• Objective: Locate the word "Clone" in the entries below, then gather every line that holds it.

• Material:
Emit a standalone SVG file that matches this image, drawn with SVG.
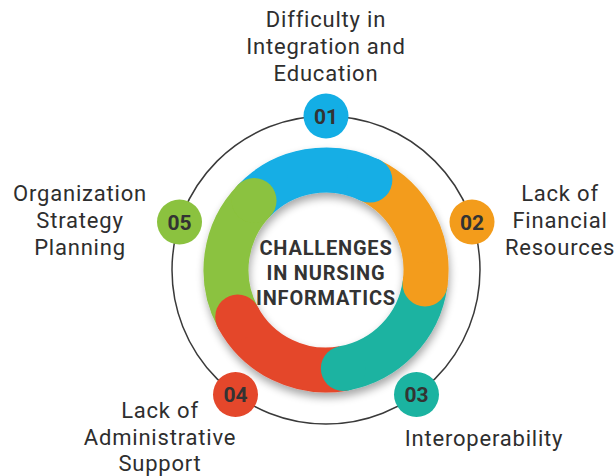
<svg xmlns="http://www.w3.org/2000/svg" width="616" height="476" viewBox="0 0 616 476">
  <defs>
    <filter id="shadow" x="-30%" y="-30%" width="160%" height="160%">
      <feGaussianBlur in="SourceAlpha" stdDeviation="4"/>
      <feOffset dx="1" dy="5" result="b"/>
      <feComponentTransfer><feFuncA type="linear" slope="0.35"/></feComponentTransfer>
      <feMerge><feMergeNode/><feMergeNode in="SourceGraphic"/></feMerge>
    </filter>
  </defs>
  <style>
    .lbl { font-family: Roboto, "Liberation Sans", sans-serif; font-size: 22px; fill: #2e2e2e; text-anchor: middle; letter-spacing: 0.8px; }
    .num { font-family: Roboto, "Liberation Sans", sans-serif; font-size: 21px; font-weight: bold; fill: #333333; text-anchor: middle; }
    .ctr { font-family: Roboto, "Liberation Sans", sans-serif; font-size: 20px; font-weight: bold; fill: #333333; text-anchor: middle; letter-spacing: 0.8px; }
    .seg { fill: none; stroke-width: 45; stroke-linecap: butt; }
    .ring { fill: none; stroke: #3a3a3a; stroke-width: 1.5; }
  </style>
  <rect width="616" height="476" fill="#ffffff"/>

  <g id="connectors">
    <circle class="ring" cx="326" cy="270" r="154"/>
  </g>

  <g id="center-ring" filter="url(#shadow)">
    <path class="seg" stroke="#13aee5" d="M254.07,200.53 A100,100 0 0 1 369.84,180.12"/>
    <path class="seg" stroke="#f39c1b" d="M369.84,180.12 A100,100 0 0 1 425.03,283.92"/>
    <path class="seg" stroke="#1bb3a1" d="M425.03,283.92 A100,100 0 0 1 343.36,368.48"/>
    <path class="seg" stroke="#e4472b" d="M343.36,368.48 A100,100 0 0 1 237.71,316.95"/>
    <path class="seg" stroke="#8bc23f" d="M237.71,316.95 A100,100 0 0 1 254.07,200.53"/>
    <circle cx="369.84" cy="180.12" r="22.5" fill="#13aee5"/>
    <circle cx="425.03" cy="283.92" r="22.5" fill="#f39c1b"/>
    <circle cx="343.36" cy="368.48" r="22.5" fill="#1bb3a1"/>
    <circle cx="237.71" cy="316.95" r="22.5" fill="#e4472b"/>
    <circle cx="254.07" cy="200.53" r="22.5" fill="#8bc23f"/>
  </g>

  <g id="center-title">
    <text class="ctr" x="326" y="255">CHALLENGES</text>
    <text class="ctr" x="326" y="280">IN NURSING</text>
    <text class="ctr" x="326" y="305">INFORMATICS</text>
  </g>

  <g id="node-01">
    <circle cx="326" cy="116" r="22.5" fill="#13aee5"/>
    <text class="num" x="326" y="123.5">01</text>
    <text class="lbl" x="326" y="27">Difficulty in</text>
    <text class="lbl" x="326" y="54">Integration and</text>
    <text class="lbl" x="326" y="81">Education</text>
  </g>

  <g id="node-02">
    <circle cx="472" cy="222" r="22.5" fill="#f39c1b"/>
    <text class="num" x="472" y="229.5">02</text>
    <text class="lbl" x="560" y="201">Lack of</text>
    <text class="lbl" x="560" y="228">Financial</text>
    <text class="lbl" x="560" y="255">Resources</text>
  </g>

  <g id="node-03">
    <circle cx="416.5" cy="394.5" r="22.5" fill="#1bb3a1"/>
    <text class="num" x="416.5" y="402">03</text>
    <text class="lbl" x="484" y="446">Interoperability</text>
  </g>

  <g id="node-04">
    <circle cx="235.5" cy="394.5" r="22.5" fill="#e4472b"/>
    <text class="num" x="235.5" y="402">04</text>
    <text class="lbl" x="160" y="418">Lack of</text>
    <text class="lbl" x="160" y="444.5">Administrative</text>
    <text class="lbl" x="160" y="470.5">Support</text>
  </g>

  <g id="node-05">
    <circle cx="179.5" cy="222" r="22.5" fill="#8bc23f"/>
    <text class="num" x="179.5" y="229.5">05</text>
    <text class="lbl" x="80" y="201">Organization</text>
    <text class="lbl" x="80" y="228">Strategy</text>
    <text class="lbl" x="80" y="255">Planning</text>
  </g>
</svg>
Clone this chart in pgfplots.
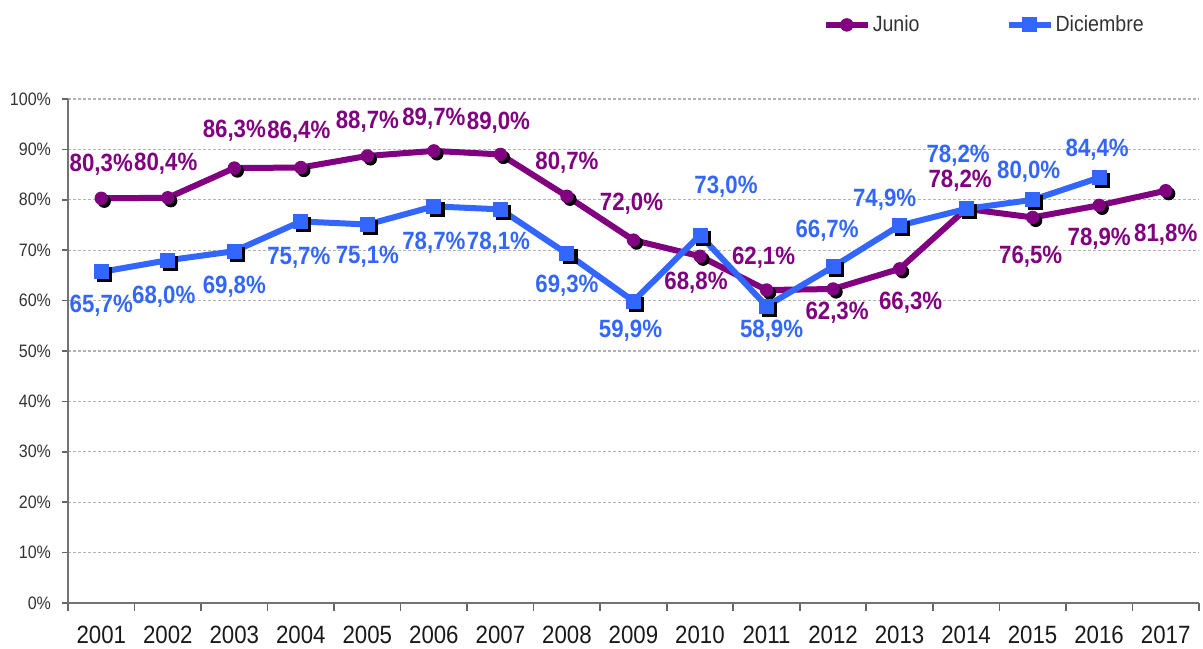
\documentclass[border=0pt]{standalone}
\usepackage{pgfplots}
\pgfplotsset{compat=1.18}
\usepackage{pgfplotstable}
\usepackage{fontspec}
\setmainfont{Liberation Sans}[FakeStretch=0.89]
\definecolor{purp}{RGB}{128,0,128}
\definecolor{azul}{RGB}{51,102,255}
\pgfplotstableread{
x y dx dy
2001 80.3 0 17
2002 80.4 -1 17
2003 86.3 0 18.5
2004 86.4 -1 18
2005 88.7 0 17
2006 89.7 0 16
2007 89.0 -1 16
2008 80.7 0 17
2009 72.0 -1 18
2010 68.8 -2 -13
2011 62.1 -1.5 16
2012 62.3 2 -12
2013 66.3 5.5 -17
2014 78.2 -3 14
2015 76.5 -1 -19.5
2016 78.9 0 -16.5
2017 81.8 0 -22
}\junio
\pgfplotstableread{
x y dx dy
2001 65.7 0 -17
2002 68.0 -2 -18
2003 69.8 0 -17.5
2004 75.7 -1 -18
2005 75.1 0 -16
2006 78.7 0 -18
2007 78.1 -1 -16.5
2008 69.3 0 -16
2009 59.9 -1.5 -15
2010 73.0 13 24
2011 58.9 2.5 -12.5
2012 66.7 -3 18
2013 74.9 -7.5 13
2014 78.2 -4 26.5
2015 80.0 -2 14
2016 84.4 -1 14
}\diciembre
\begin{document}
\begin{tikzpicture}
\useasboundingbox (-34pt,-22.5pt) rectangle (567.5pt,301.5pt);
\begin{axis}[
  scale only axis,
  width=565.5pt, height=252pt,
  xmin=2000.5, xmax=2017.5,
  ymin=0, ymax=100,
  clip=false,
  axis lines*=left,
  axis line style={black!55, line width=1pt},
  xtick={2001,...,2017},
  xticklabels={2001,2002,2003,2004,2005,2006,2007,2008,2009,2010,2011,2012,2013,2014,2015,2016,2017},
  minor xtick={2000.5,2001.5,...,2017.5},
  major x tick style={draw=none},
  minor x tick style={black!60, line width=0.8pt},
  tick align=outside,
  minor tick length=4pt,
  major tick length=3pt,
  ytick={0,10,...,100},
  y tick style={black!60, line width=0.8pt},
  /pgf/number format/assume math mode=true,
  yticklabel={\pgfmathprintnumber{\tick}\%},
  yticklabel style={font=\fontsize{9}{10}\selectfont, text=black!80, xshift=-2pt},
  xticklabel style={font=\fontsize{12.5}{13}\selectfont, text=black!90, yshift=-5pt},
  ymajorgrids,
  major grid style={black!30, dash pattern=on 1.5pt off 1pt, line width=0.6pt},
  legend style={at={(axis description cs:0.667,1.147)}, anchor=west, draw=none, fill=none,
    font=\fontsize{11}{12}\selectfont, text=black!80, inner sep=0pt,
    nodes={inner xsep=1pt},
    /tikz/every even column/.append style={column sep=42pt}},
  legend columns=2,
  legend image code/.code={\draw[mark repeat=2,mark phase=2,#1] plot coordinates {(0pt,0pt)(10.5pt,0pt)(21pt,0pt)};},
]
% shadows
\addplot[draw=none, forget plot, mark=*, mark size=3.1pt, mark options={fill=black, draw=black, xshift=1.5pt, yshift=-1.5pt}] table[x=x,y=y]{\junio};
\addplot[draw=none, forget plot, mark=square*, mark size=3.5pt, mark options={fill=black, draw=black, xshift=1.5pt, yshift=-1.5pt}] table[x=x,y=y]{\diciembre};
% lines
\addplot[purp, line width=3pt, mark=*, mark size=3.1pt, mark options={fill=purp, draw=purp, line width=0.5pt}] table[x=x,y=y]{\junio};
\addlegendentry{Junio}
\addplot[azul, line width=3pt, mark=square*, mark size=3.5pt, mark options={fill=azul, draw=azul, line width=0.5pt}] table[x=x,y=y]{\diciembre};
\addlegendentry{Diciembre}
% labels
\addplot[draw=none, mark=none, forget plot,
  point meta=\thisrow{y},
  visualization depends on={\thisrow{dx}\as\ldx},
  visualization depends on={\thisrow{dy}\as\ldy},
  nodes near coords={\pgfmathprintnumber[fixed,fixed zerofill,precision=1,use comma]{\pgfplotspointmeta}\%},
  every node near coord/.append style={anchor=center, xshift=\ldx pt, yshift=\ldy pt, text=purp, font=\fontsize{12.5}{13}\selectfont\bfseries, inner sep=0pt}
] table[x=x,y=y]{\junio};
\addplot[draw=none, mark=none, forget plot,
  point meta=\thisrow{y},
  visualization depends on={\thisrow{dx}\as\ldx},
  visualization depends on={\thisrow{dy}\as\ldy},
  nodes near coords={\pgfmathprintnumber[fixed,fixed zerofill,precision=1,use comma]{\pgfplotspointmeta}\%},
  every node near coord/.append style={anchor=center, xshift=\ldx pt, yshift=\ldy pt, text=azul, font=\fontsize{12.5}{13}\selectfont\bfseries, inner sep=0pt}
] table[x=x,y=y]{\diciembre};
\end{axis}
\end{tikzpicture}
\end{document}
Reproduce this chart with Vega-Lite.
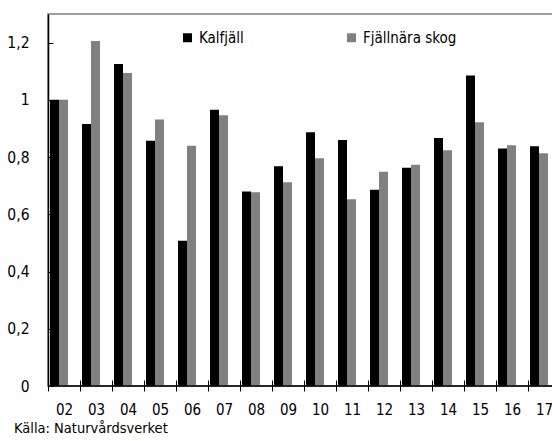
{
  "$schema": "https://vega.github.io/schema/vega-lite/v6.json",
  "width": 512,
  "height": 372,
  "autosize": {"type": "none"},
  "padding": {"left": 48, "top": 14, "right": 0, "bottom": 55},
  "background": "white",
  "config": {
    "font": "DejaVu Sans Condensed",
    "view": {"stroke": "#808080", "strokeWidth": 1.5}
  },
  "title": {
    "text": "Källa: Naturvårdsverket",
    "orient": "bottom",
    "anchor": "start",
    "frame": "group",
    "dx": -34,
    "offset": 5,
    "fontSize": 14.5,
    "fontWeight": "normal",
    "color": "black"
  },
  "data": {
    "values": [
      {"year": "02", "serie": "Kalfjäll", "value": 1.0},
      {"year": "02", "serie": "Fjällnära skog", "value": 1.0},
      {"year": "03", "serie": "Kalfjäll", "value": 0.916},
      {"year": "03", "serie": "Fjällnära skog", "value": 1.206},
      {"year": "04", "serie": "Kalfjäll", "value": 1.125},
      {"year": "04", "serie": "Fjällnära skog", "value": 1.094},
      {"year": "05", "serie": "Kalfjäll", "value": 0.857},
      {"year": "05", "serie": "Fjällnära skog", "value": 0.931},
      {"year": "06", "serie": "Kalfjäll", "value": 0.508},
      {"year": "06", "serie": "Fjällnära skog", "value": 0.84},
      {"year": "07", "serie": "Kalfjäll", "value": 0.965},
      {"year": "07", "serie": "Fjällnära skog", "value": 0.946},
      {"year": "08", "serie": "Kalfjäll", "value": 0.68},
      {"year": "08", "serie": "Fjällnära skog", "value": 0.677},
      {"year": "09", "serie": "Kalfjäll", "value": 0.768},
      {"year": "09", "serie": "Fjällnära skog", "value": 0.712},
      {"year": "10", "serie": "Kalfjäll", "value": 0.887},
      {"year": "10", "serie": "Fjällnära skog", "value": 0.796},
      {"year": "11", "serie": "Kalfjäll", "value": 0.86},
      {"year": "11", "serie": "Fjällnära skog", "value": 0.653},
      {"year": "12", "serie": "Kalfjäll", "value": 0.686},
      {"year": "12", "serie": "Fjällnära skog", "value": 0.749},
      {"year": "13", "serie": "Kalfjäll", "value": 0.763},
      {"year": "13", "serie": "Fjällnära skog", "value": 0.773},
      {"year": "14", "serie": "Kalfjäll", "value": 0.867},
      {"year": "14", "serie": "Fjällnära skog", "value": 0.824},
      {"year": "15", "serie": "Kalfjäll", "value": 1.085},
      {"year": "15", "serie": "Fjällnära skog", "value": 0.922},
      {"year": "16", "serie": "Kalfjäll", "value": 0.83},
      {"year": "16", "serie": "Fjällnära skog", "value": 0.841},
      {"year": "17", "serie": "Kalfjäll", "value": 0.838},
      {"year": "17", "serie": "Fjällnära skog", "value": 0.813}
    ]
  },
  "layer": [
    {
      "mark": {"type": "bar"},
      "encoding": {
        "x": {
          "field": "year",
          "type": "nominal",
          "sort": null,
          "scale": {"paddingInner": 0, "paddingOuter": 0},
          "axis": {
            "title": null,
            "tickBand": "extent",
            "domain": false,
            "offset": -6,
            "tickSize": 11,
            "tickColor": "black",
            "tickWidth": 1,
            "labelAngle": 0,
            "labelFontSize": 15,
            "labelColor": "black",
            "labelPadding": 11,
            "grid": false,
            "zindex": 1
          }
        },
        "xOffset": {
          "field": "serie",
          "type": "nominal",
          "sort": null,
          "scale": {
            "domain": ["Kalfjäll", "Fjällnära skog", "_"],
            "paddingInner": 0,
            "paddingOuter": 0.278,
            "align": 0.4
          }
        },
        "y": {
          "field": "value",
          "type": "quantitative",
          "scale": {"domain": [0, 1.3], "nice": false},
          "axis": {
            "title": null,
            "values": [0, 0.2, 0.4, 0.6, 0.8, 1, 1.2],
            "labelExpr": "replace(format(datum.value, '.1~f'), '.', ',')",
            "tickSize": -5,
            "tickColor": "black",
            "domainColor": "black",
            "domainWidth": 1.5,
            "grid": false,
            "labelFontSize": 15.5,
            "labelColor": "black",
            "labelPadding": 24,
            "zindex": 1
          }
        },
        "color": {
          "field": "serie",
          "type": "nominal",
          "scale": {"domain": ["Kalfjäll", "Fjällnära skog"], "range": ["#000000", "#808080"]},
          "legend": {
            "title": null,
            "orient": "none",
            "legendX": 132,
            "legendY": 16,
            "direction": "horizontal",
            "columns": 2,
            "columnPadding": 100,
            "symbolType": "square",
            "symbolSize": 81,
            "symbolStrokeWidth": 0,
            "symbolOpacity": 1,
            "labelFontSize": 15,
            "labelColor": "black",
            "labelOffset": 4,
            "padding": 0
          }
        }
      }
    },
    {
      "data": {"values": [{"base": 0}]},
      "mark": {"type": "rule", "color": "black", "strokeWidth": 1.5},
      "encoding": {"y": {"field": "base", "type": "quantitative"}}
    }
  ]
}
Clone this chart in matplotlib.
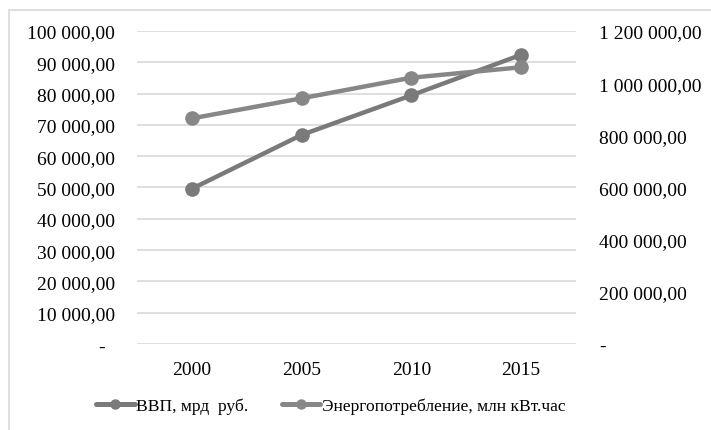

• Solution to this problem:
Clone this chart in pgfplots.
Clone this chart in matplotlib.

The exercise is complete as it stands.